Given exercise: Reproduce each line of the material exactly, minus any picture.

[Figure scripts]
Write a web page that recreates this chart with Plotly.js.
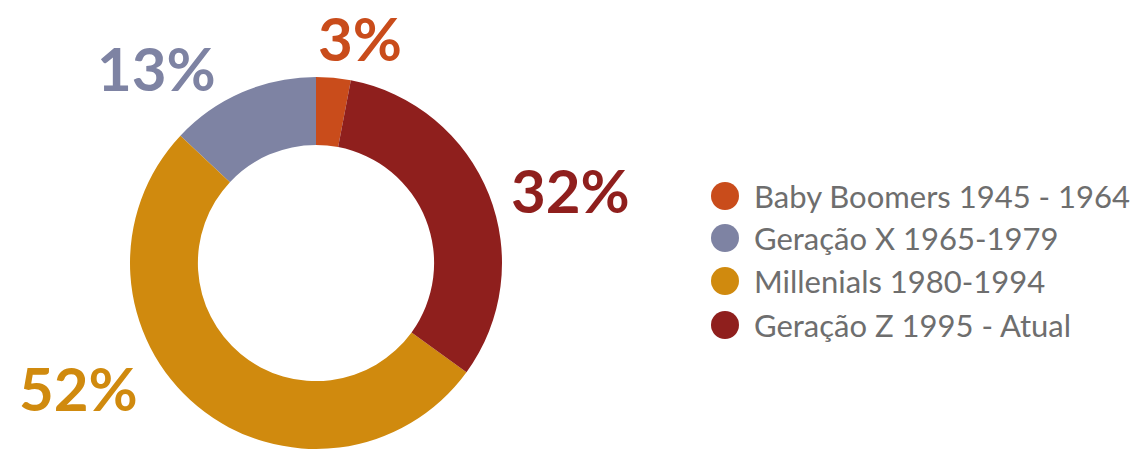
<!DOCTYPE html>
<html>
<head>
<meta charset="utf-8">
<script src="https://cdn.plot.ly/plotly-3.0.1.min.js"></script>
<style>
  html, body { margin: 0; padding: 0; background: #ffffff; overflow: hidden; }
  #chart { width: 1140px; height: 450px; }
</style>
</head>
<body>
<div id="chart"></div>
<script>
// ---- data ----
const categories = ["Baby Boomers 1945 - 1964", "Geração X 1965-1979", "Millenials 1980-1994", "Geração Z 1995 - Atual"];
const values = [3, 13, 52, 32];
const colors = ["#c94c1b", "#7e83a3", "#d08a0e", "#8f1f1d"];

// ---- layout helpers (pixel positions converted to paper coords) ----
const W = 1140, H = 450;
const px = x => x / W;
const py = y => 1 - y / H;

// label positions for the percentage texts (centers, in px), same order as categories
const labelPos = [[360, 38], [156, 68], [78, 388], [570, 190]];
// legend row centers (y px)
const legendY = [196, 238, 281, 325];

const annotations = [];
values.forEach((v, i) => {
  annotations.push({
    x: px(labelPos[i][0]), y: py(labelPos[i][1]), xref: "paper", yref: "paper",
    text: v + "%", showarrow: false, xanchor: "center", yanchor: "middle",
    font: { family: "Lato, sans-serif", size: 60, color: colors[i], weight: 700 }
  });
  annotations.push({
    x: px(752), y: py(legendY[i]), xref: "paper", yref: "paper",
    text: categories[i], showarrow: false, xanchor: "left", yanchor: "middle",
    font: { family: "Lato, sans-serif", size: 31, color: "#6e6e6e" }
  });
});

const shapes = legendY.map((y, i) => ({
  type: "circle", xref: "paper", yref: "paper",
  x0: px(711), x1: px(739), y0: py(y + 14), y1: py(y - 14),
  fillcolor: colors[i], line: { width: 0 }
}));

const trace = {
  type: "pie",
  labels: categories,
  values: values,
  marker: { colors: colors, line: { width: 0 } },
  hole: 0.635,
  sort: false,
  direction: "counterclockwise",
  rotation: 0,
  textinfo: "none",
  hoverinfo: "label+percent",
  showlegend: false,
  domain: { x: [px(130), px(502)], y: [py(449), py(77)] }
};

const layout = {
  width: W, height: H,
  margin: { l: 0, r: 0, t: 0, b: 0 },
  paper_bgcolor: "#ffffff",
  showlegend: false,
  annotations: annotations,
  shapes: shapes
};

Plotly.newPlot("chart", [trace], layout, { displayModeBar: false, staticPlot: true });
</script>
</body>
</html>
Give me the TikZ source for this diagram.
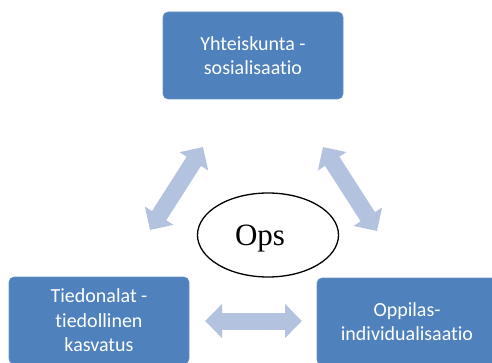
\documentclass[tikz,border=0pt]{standalone}
\usepackage{fontspec}
\setmainfont[Ligatures={NoCommon}]{Carlito}
\newfontfamily\opsfont{Liberation Serif}
\usetikzlibrary{arrows.meta,shapes.geometric}
\definecolor{boxblue}{HTML}{4F81BD}
\definecolor{arrowblue}{HTML}{B3C3DF}
\begin{document}
\begin{tikzpicture}[x=1pt,y=-1pt,
  box/.style={fill=boxblue, draw=boxblue!85!white, line width=0.6pt, rounded corners=5pt,
    minimum width=180pt, minimum height=87pt, align=center, text=white,
    font=\fontsize{20}{24.5}\selectfont, inner sep=0pt},
  dblarrow/.style={arrowblue, line width=17pt,
    {Triangle[length=17pt,width=33pt]}-{Triangle[length=17pt,width=33pt]}}]
\useasboundingbox (0,0) rectangle (492,363);
\node[box] (top) at (253,55.5) {Yhteiskunta -\\sosialisaatio};
\node[box] (left) at (99,320.5) {Tiedonalat -\\tiedollinen\\kasvatus};
\node[box] (right) at (407,321.5) {Oppilas-\\individualisaatio};
\node[ellipse, draw=black, line width=1.3pt, minimum width=141pt, minimum height=84pt,
  inner sep=0pt] (ops) at (268,235) {};
\node[anchor=base, inner sep=0pt, font=\opsfont\fontsize{31}{36}\selectfont] (opstext) at (260,245) {Ops};
\coordinate (la) at (203,147);
\coordinate (lb) at (150,230);
\coordinate (ra) at (323,147);
\coordinate (rb) at (377,231);
\coordinate (ba) at (205,321);
\coordinate (bb) at (302,321);
\draw[dblarrow] (la) -- (lb);
\draw[dblarrow] (ra) -- (rb);
\draw[dblarrow] (ba) -- (bb);
\end{tikzpicture}
\end{document}
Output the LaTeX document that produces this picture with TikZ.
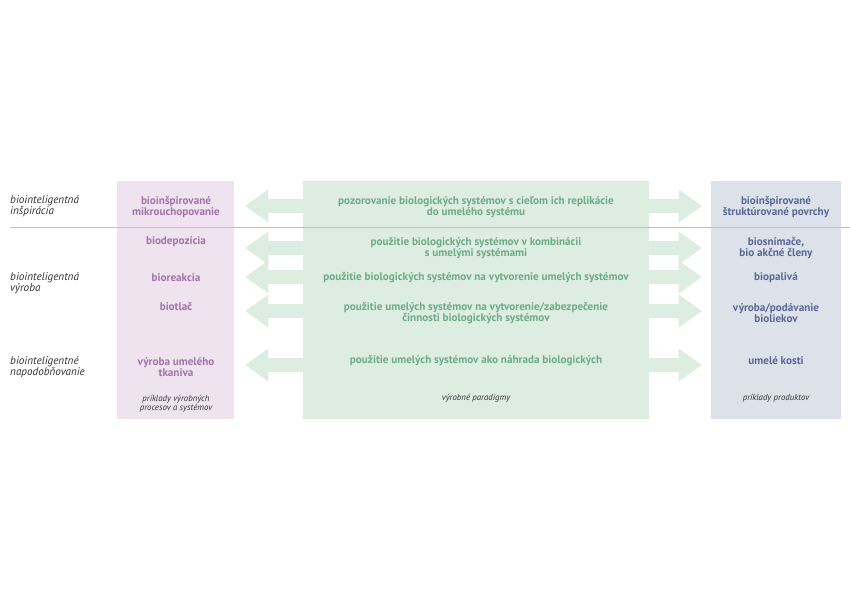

Answer to the problem:
Write a web page that recreates this chart with Plotly.js.
<!DOCTYPE html>
<html>
<head>
<meta charset="utf-8">
<script src="https://cdn.plot.ly/plotly-3.0.1.min.js"></script>
<style>
  html, body { margin: 0; padding: 0; background: #ffffff; overflow: hidden; }
  #chart { width: 1140px; height: 450px; }
</style>
</head>
<body>
<div id="chart"></div>
<script>
// ---- data ----
const categories = ["Baby Boomers 1945 - 1964", "Geração X 1965-1979", "Millenials 1980-1994", "Geração Z 1995 - Atual"];
const values = [3, 13, 52, 32];
const colors = ["#c94c1b", "#7e83a3", "#d08a0e", "#8f1f1d"];

// ---- layout helpers (pixel positions converted to paper coords) ----
const W = 1140, H = 450;
const px = x => x / W;
const py = y => 1 - y / H;

// label positions for the percentage texts (centers, in px), same order as categories
const labelPos = [[360, 38], [156, 68], [78, 388], [570, 190]];
// legend row centers (y px)
const legendY = [196, 238, 281, 325];

const annotations = [];
values.forEach((v, i) => {
  annotations.push({
    x: px(labelPos[i][0]), y: py(labelPos[i][1]), xref: "paper", yref: "paper",
    text: v + "%", showarrow: false, xanchor: "center", yanchor: "middle",
    font: { family: "Lato, sans-serif", size: 60, color: colors[i], weight: 700 }
  });
  annotations.push({
    x: px(752), y: py(legendY[i]), xref: "paper", yref: "paper",
    text: categories[i], showarrow: false, xanchor: "left", yanchor: "middle",
    font: { family: "Lato, sans-serif", size: 31, color: "#6e6e6e" }
  });
});

const shapes = legendY.map((y, i) => ({
  type: "circle", xref: "paper", yref: "paper",
  x0: px(711), x1: px(739), y0: py(y + 14), y1: py(y - 14),
  fillcolor: colors[i], line: { width: 0 }
}));

const trace = {
  type: "pie",
  labels: categories,
  values: values,
  marker: { colors: colors, line: { width: 0 } },
  hole: 0.635,
  sort: false,
  direction: "counterclockwise",
  rotation: 0,
  textinfo: "none",
  hoverinfo: "label+percent",
  showlegend: false,
  domain: { x: [px(130), px(502)], y: [py(449), py(77)] }
};

const layout = {
  width: W, height: H,
  margin: { l: 0, r: 0, t: 0, b: 0 },
  paper_bgcolor: "#ffffff",
  showlegend: false,
  annotations: annotations,
  shapes: shapes
};

Plotly.newPlot("chart", [trace], layout, { displayModeBar: false, staticPlot: true });
</script>
</body>
</html>
Give me the TikZ source for this diagram.
\documentclass[tikz,border=0pt]{standalone}
\usepackage{fontspec}
\setmainfont[Ligatures={NoCommon}]{Carlito}
\newfontfamily\opsfont{Liberation Serif}
\usetikzlibrary{arrows.meta,shapes.geometric}
\definecolor{boxblue}{HTML}{4F81BD}
\definecolor{arrowblue}{HTML}{B3C3DF}
\begin{document}
\begin{tikzpicture}[x=1pt,y=-1pt,
  box/.style={fill=boxblue, draw=boxblue!85!white, line width=0.6pt, rounded corners=5pt,
    minimum width=180pt, minimum height=87pt, align=center, text=white,
    font=\fontsize{20}{24.5}\selectfont, inner sep=0pt},
  dblarrow/.style={arrowblue, line width=17pt,
    {Triangle[length=17pt,width=33pt]}-{Triangle[length=17pt,width=33pt]}}]
\useasboundingbox (0,0) rectangle (492,363);
\node[box] (top) at (253,55.5) {Yhteiskunta -\\sosialisaatio};
\node[box] (left) at (99,320.5) {Tiedonalat -\\tiedollinen\\kasvatus};
\node[box] (right) at (407,321.5) {Oppilas-\\individualisaatio};
\node[ellipse, draw=black, line width=1.3pt, minimum width=141pt, minimum height=84pt,
  inner sep=0pt] (ops) at (268,235) {};
\node[anchor=base, inner sep=0pt, font=\opsfont\fontsize{31}{36}\selectfont] (opstext) at (260,245) {Ops};
\coordinate (la) at (203,147);
\coordinate (lb) at (150,230);
\coordinate (ra) at (323,147);
\coordinate (rb) at (377,231);
\coordinate (ba) at (205,321);
\coordinate (bb) at (302,321);
\draw[dblarrow] (la) -- (lb);
\draw[dblarrow] (ra) -- (rb);
\draw[dblarrow] (ba) -- (bb);
\end{tikzpicture}
\end{document}
Output the LaTeX document that produces this picture with TikZ.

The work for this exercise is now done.